Roxie, my knitting and spinning mentor (who would also be my weaving mentor were I still living in the fair state of Oregon) asked what my current creative project idea was cuz 'nosy people want to know'.
So here is a clue for those nosy people who care.
Long long ago, more than three years ago, I was considering the possibility of knitting a project using some handspun yarn which I had dyed with Kool-Aid. Yes, dear reader, Kool-Aid, Drink-Aid and other types of Liquid-Sugar-and-Artificial-Coloring-Aid can be used for dyeing fiber (wool works best). I dyed mine in the microwave. That's Twenty First Century Style dyeing. It works well. Remember all the clothes you ruined from spilling your drink and getting stains you couldn't wash out? Yep, it works really really well. Throw a skein of wool into a microwaveable bowl, cover with water already adulterated with one or two packages of UNSWEETENED Kool-Aid and cook on high for nine minutes. Check every three minutes and stir carefully to ensure that the dye soaks into the entire skein. When most of the color has been absorbed, allow the water to cool, remove the yarn, and rinse in vinegar water to set the color.
Anyway, I had dyed several skeins of wool in different flavors of Kool-Aid and wrote a blog post about my intentions to knit something with it. I just couldn't decide what. I even asked for suggestions. This post
and this one
recount my contemplations.
I did begin to knit swatches and even cast on and worked a couple of inches of a sweater. The main background color I had chosen was the green and well, it looked awful.

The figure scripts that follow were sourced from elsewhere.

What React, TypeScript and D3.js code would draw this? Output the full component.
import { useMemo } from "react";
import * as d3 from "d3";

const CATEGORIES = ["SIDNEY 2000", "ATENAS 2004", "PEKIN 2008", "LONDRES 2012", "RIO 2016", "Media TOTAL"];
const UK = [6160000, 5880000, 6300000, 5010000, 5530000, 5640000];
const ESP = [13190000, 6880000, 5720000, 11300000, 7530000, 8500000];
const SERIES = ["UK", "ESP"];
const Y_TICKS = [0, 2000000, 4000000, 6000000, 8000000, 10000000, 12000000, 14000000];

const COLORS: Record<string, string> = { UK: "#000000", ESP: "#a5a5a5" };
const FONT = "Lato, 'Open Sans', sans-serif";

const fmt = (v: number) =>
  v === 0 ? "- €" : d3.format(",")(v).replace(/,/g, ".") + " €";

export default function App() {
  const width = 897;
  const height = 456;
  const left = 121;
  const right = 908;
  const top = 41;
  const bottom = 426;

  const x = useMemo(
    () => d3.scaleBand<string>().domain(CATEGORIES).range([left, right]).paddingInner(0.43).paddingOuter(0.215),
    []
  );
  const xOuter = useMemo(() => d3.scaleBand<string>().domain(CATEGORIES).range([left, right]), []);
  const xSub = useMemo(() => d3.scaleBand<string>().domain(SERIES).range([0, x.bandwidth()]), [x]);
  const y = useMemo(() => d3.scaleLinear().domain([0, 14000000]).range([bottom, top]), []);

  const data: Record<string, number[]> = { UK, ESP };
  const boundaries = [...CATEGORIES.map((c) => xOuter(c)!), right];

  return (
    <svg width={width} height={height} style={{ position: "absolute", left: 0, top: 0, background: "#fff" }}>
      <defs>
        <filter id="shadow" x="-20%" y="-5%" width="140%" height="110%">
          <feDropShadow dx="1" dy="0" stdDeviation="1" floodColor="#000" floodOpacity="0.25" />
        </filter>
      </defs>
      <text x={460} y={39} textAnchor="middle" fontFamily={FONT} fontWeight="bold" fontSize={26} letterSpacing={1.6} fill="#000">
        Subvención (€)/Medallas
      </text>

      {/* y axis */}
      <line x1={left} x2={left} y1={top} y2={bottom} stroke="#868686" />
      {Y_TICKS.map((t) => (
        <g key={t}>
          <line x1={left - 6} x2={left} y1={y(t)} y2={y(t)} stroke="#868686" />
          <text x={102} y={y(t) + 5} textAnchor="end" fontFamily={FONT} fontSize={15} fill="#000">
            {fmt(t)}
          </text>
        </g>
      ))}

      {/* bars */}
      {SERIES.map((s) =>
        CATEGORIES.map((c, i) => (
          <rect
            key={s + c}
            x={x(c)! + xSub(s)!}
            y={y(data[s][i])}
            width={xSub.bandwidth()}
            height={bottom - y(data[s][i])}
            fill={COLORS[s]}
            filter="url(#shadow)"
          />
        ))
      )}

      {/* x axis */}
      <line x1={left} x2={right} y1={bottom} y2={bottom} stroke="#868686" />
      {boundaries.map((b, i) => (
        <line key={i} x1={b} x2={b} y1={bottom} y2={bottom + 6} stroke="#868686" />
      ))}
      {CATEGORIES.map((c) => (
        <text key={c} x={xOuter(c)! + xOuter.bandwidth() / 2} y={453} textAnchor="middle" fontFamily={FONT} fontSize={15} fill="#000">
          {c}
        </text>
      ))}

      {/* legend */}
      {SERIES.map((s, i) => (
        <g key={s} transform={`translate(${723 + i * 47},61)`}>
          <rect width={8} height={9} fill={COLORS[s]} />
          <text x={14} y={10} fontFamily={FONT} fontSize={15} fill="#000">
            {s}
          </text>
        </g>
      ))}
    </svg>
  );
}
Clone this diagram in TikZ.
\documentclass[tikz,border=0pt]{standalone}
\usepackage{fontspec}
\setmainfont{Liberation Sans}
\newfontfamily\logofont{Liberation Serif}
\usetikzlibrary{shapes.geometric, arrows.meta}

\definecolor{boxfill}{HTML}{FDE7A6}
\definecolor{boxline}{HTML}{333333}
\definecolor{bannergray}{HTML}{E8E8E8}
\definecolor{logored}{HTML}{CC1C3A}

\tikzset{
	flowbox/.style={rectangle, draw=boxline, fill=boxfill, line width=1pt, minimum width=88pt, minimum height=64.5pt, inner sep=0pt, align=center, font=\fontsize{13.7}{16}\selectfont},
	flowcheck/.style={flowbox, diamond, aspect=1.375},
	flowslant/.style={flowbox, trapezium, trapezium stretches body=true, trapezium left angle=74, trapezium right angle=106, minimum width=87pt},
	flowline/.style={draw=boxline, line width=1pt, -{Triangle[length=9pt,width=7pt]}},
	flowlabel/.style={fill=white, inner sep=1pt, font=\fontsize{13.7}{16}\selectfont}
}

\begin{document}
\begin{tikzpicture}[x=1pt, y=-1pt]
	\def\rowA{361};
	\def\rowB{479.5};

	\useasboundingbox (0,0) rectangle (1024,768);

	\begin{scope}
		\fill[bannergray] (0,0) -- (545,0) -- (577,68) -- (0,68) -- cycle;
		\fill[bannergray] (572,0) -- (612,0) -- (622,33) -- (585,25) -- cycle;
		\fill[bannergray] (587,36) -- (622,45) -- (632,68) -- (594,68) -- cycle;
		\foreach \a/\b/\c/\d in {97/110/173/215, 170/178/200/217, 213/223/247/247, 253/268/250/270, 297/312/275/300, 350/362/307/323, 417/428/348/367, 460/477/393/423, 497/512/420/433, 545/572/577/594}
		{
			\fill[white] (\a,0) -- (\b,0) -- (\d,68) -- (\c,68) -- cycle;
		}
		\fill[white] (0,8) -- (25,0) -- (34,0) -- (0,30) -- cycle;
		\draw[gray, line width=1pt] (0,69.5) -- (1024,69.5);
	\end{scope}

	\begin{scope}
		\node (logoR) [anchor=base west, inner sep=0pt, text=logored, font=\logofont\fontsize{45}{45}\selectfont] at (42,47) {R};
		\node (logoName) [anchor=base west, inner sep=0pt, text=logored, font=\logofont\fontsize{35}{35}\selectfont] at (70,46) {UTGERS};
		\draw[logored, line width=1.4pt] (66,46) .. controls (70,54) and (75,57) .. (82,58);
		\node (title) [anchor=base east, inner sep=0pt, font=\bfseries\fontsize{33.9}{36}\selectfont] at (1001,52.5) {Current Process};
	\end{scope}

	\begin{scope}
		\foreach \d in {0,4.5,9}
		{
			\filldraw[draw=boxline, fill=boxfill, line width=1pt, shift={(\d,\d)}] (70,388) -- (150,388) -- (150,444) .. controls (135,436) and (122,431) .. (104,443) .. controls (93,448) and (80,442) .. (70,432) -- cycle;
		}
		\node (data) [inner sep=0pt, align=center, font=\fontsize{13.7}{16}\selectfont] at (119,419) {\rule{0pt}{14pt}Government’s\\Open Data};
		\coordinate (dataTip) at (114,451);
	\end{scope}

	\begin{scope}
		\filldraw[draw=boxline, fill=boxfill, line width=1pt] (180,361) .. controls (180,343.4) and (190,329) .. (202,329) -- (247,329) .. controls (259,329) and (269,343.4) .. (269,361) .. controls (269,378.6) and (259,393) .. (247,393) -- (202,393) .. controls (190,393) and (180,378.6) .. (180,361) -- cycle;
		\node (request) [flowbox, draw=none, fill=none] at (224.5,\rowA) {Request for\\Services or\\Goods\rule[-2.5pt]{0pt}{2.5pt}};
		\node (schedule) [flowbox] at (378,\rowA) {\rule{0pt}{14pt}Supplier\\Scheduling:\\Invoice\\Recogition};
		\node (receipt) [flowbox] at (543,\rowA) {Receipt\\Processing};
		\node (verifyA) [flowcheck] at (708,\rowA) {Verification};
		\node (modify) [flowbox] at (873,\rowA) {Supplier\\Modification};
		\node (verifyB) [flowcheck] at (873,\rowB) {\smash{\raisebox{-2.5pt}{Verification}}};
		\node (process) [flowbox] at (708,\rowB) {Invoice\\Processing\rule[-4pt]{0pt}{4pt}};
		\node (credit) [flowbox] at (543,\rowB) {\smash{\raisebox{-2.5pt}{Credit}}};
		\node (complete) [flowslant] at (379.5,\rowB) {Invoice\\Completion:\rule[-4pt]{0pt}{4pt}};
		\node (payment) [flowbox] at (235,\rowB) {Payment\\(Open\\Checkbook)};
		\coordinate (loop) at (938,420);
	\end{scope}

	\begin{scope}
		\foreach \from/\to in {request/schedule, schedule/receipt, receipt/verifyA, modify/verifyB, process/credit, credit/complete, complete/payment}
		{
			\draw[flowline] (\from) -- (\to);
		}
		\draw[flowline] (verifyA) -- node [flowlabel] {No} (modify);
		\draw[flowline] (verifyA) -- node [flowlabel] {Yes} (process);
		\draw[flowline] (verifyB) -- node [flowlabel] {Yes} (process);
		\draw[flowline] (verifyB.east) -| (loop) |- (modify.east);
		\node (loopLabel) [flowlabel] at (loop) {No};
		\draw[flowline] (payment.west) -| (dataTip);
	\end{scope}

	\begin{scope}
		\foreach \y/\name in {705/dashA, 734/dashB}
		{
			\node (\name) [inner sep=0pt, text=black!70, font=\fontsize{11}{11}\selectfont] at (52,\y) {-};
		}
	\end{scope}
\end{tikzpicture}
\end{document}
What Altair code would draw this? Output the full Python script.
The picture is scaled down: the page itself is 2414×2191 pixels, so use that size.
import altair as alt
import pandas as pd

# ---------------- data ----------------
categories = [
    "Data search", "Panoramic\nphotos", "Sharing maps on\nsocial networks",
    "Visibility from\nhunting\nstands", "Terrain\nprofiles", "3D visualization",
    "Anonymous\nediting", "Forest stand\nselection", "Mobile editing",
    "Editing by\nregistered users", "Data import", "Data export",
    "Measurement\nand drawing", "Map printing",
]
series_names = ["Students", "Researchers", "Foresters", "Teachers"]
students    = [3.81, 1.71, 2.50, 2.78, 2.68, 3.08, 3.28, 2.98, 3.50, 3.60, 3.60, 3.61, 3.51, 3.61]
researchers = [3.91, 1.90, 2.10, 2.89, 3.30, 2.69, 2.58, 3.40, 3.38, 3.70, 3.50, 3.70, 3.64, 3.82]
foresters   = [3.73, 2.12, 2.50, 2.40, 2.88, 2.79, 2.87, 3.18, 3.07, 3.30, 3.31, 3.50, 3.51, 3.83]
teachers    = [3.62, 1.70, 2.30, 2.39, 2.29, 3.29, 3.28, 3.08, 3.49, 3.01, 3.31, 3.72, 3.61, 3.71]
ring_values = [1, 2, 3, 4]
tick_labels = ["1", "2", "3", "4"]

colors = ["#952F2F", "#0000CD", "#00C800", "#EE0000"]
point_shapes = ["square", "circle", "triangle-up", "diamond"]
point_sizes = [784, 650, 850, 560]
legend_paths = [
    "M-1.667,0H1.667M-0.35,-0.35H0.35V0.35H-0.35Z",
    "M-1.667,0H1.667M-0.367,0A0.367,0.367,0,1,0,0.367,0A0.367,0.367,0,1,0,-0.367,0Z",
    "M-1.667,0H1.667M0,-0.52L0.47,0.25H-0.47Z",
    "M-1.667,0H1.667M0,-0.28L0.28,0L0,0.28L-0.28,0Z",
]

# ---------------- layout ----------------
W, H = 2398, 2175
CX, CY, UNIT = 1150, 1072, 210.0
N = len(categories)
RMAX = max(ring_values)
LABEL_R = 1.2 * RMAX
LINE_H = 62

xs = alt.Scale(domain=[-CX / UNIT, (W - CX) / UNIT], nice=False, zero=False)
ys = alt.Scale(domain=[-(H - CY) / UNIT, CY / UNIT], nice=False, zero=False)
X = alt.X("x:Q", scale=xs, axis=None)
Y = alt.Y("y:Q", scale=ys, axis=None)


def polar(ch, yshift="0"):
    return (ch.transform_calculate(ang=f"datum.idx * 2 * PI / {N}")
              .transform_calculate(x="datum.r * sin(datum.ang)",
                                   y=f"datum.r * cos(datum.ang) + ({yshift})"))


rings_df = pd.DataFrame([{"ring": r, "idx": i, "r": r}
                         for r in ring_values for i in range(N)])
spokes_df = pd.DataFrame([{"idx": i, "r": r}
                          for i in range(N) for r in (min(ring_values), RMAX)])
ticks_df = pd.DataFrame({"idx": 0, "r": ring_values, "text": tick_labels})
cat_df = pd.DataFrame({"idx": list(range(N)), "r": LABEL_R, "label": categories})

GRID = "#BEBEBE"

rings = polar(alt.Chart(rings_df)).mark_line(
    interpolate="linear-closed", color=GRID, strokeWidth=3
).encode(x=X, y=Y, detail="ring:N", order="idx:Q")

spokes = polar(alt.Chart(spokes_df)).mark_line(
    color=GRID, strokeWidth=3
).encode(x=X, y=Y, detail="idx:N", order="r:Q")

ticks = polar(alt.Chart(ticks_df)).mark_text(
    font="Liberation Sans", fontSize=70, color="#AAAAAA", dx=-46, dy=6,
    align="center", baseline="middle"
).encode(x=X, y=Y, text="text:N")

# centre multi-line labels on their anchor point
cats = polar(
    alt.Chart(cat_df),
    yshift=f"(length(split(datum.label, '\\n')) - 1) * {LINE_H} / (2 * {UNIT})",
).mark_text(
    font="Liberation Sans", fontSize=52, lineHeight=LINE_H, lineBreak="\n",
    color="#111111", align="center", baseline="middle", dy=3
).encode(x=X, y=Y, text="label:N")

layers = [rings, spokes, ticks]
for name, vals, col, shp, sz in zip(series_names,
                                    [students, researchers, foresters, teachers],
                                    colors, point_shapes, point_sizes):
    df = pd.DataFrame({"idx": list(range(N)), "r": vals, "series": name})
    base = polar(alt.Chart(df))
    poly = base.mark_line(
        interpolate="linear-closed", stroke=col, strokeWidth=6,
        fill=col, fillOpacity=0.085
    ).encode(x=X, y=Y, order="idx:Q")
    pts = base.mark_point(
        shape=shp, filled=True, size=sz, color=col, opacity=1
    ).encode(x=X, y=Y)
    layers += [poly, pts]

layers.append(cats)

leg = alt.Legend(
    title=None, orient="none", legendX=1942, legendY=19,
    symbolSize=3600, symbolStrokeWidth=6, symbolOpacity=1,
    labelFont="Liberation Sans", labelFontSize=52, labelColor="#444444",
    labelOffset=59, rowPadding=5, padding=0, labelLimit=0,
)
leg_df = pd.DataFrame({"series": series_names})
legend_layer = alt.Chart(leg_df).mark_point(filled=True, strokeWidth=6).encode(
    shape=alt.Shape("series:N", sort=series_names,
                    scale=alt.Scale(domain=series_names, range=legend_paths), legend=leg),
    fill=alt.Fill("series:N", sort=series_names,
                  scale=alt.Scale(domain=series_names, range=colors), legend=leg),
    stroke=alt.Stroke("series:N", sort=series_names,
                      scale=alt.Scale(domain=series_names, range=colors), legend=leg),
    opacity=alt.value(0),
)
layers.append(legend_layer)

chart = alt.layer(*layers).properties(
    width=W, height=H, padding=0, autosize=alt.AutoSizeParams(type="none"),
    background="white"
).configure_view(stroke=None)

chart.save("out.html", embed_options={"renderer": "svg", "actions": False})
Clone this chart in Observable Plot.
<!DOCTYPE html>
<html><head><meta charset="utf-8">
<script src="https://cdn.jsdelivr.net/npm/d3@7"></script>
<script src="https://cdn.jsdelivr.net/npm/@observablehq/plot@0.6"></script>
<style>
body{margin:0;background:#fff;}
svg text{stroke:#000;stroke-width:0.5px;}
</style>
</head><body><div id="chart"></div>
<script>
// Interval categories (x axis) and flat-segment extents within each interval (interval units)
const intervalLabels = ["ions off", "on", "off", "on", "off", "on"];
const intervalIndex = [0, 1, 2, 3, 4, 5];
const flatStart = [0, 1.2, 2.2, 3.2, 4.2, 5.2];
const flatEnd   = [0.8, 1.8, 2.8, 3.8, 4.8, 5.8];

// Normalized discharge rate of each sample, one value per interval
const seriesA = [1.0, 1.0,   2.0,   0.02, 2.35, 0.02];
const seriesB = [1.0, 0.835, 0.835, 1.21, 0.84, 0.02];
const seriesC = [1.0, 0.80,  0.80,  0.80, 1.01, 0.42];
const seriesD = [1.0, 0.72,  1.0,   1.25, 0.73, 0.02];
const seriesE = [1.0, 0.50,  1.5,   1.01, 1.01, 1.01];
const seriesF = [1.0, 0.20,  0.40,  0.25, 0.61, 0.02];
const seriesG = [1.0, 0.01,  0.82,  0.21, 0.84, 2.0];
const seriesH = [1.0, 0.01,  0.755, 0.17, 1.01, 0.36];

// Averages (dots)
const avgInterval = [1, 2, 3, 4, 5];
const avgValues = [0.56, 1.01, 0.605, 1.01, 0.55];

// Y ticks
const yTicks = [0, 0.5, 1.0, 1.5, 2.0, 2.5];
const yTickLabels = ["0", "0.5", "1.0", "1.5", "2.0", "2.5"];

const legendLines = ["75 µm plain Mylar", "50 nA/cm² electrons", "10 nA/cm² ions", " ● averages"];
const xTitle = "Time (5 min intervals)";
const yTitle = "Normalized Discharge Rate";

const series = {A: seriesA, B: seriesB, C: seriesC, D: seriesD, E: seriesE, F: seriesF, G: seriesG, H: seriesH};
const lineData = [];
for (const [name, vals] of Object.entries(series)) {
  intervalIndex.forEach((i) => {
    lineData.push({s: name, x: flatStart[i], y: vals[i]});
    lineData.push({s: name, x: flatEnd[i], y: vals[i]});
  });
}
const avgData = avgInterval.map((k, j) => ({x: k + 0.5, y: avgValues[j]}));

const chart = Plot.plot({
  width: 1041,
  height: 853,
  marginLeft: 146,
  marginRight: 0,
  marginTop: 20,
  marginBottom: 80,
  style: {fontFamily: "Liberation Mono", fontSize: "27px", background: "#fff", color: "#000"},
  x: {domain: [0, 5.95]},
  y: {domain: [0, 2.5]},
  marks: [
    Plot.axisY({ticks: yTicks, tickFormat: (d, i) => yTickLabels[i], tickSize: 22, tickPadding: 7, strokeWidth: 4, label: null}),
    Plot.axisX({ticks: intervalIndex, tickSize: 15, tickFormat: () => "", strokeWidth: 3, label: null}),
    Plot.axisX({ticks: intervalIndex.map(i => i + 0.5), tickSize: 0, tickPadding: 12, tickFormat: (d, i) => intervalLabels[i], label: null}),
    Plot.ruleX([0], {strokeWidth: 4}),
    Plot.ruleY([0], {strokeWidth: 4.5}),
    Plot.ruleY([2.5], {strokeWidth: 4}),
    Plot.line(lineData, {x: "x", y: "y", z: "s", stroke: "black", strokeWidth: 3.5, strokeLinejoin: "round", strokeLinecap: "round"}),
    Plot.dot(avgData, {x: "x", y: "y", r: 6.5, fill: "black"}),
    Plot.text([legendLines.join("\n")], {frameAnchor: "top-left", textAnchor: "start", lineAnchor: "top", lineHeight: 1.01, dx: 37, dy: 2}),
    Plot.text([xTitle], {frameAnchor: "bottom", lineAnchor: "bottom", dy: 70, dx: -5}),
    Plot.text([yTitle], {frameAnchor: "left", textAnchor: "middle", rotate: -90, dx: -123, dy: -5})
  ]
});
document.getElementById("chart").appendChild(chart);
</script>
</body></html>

After allowing the project to languish for months in that state, I just pulled it all apart and stuck the yarns back in the wicker basket. Later, I moved the skeins to a dresser drawer in the guest room closet. I decided to ignore it all except for occasionally grabbing one of the skeins to use for a bunny dress.
Fast forward almost three years. I decided that this project was not going to defeat me. (Who said knitters are the most optimistic of all people?) Finally, I think I have figured out what the problem was. Too much color.
I have some UNDYED handspun yarn which is not from the same fleece but most likely from the same type of sheep which I think will work well for the main color. Last week, I checked out some library books with fair isle patterns. After pouring over the possibilities, I think I will try some swatches and maybe, just maybe, I'll have a winner--a fair isle sweater that I will actually wear.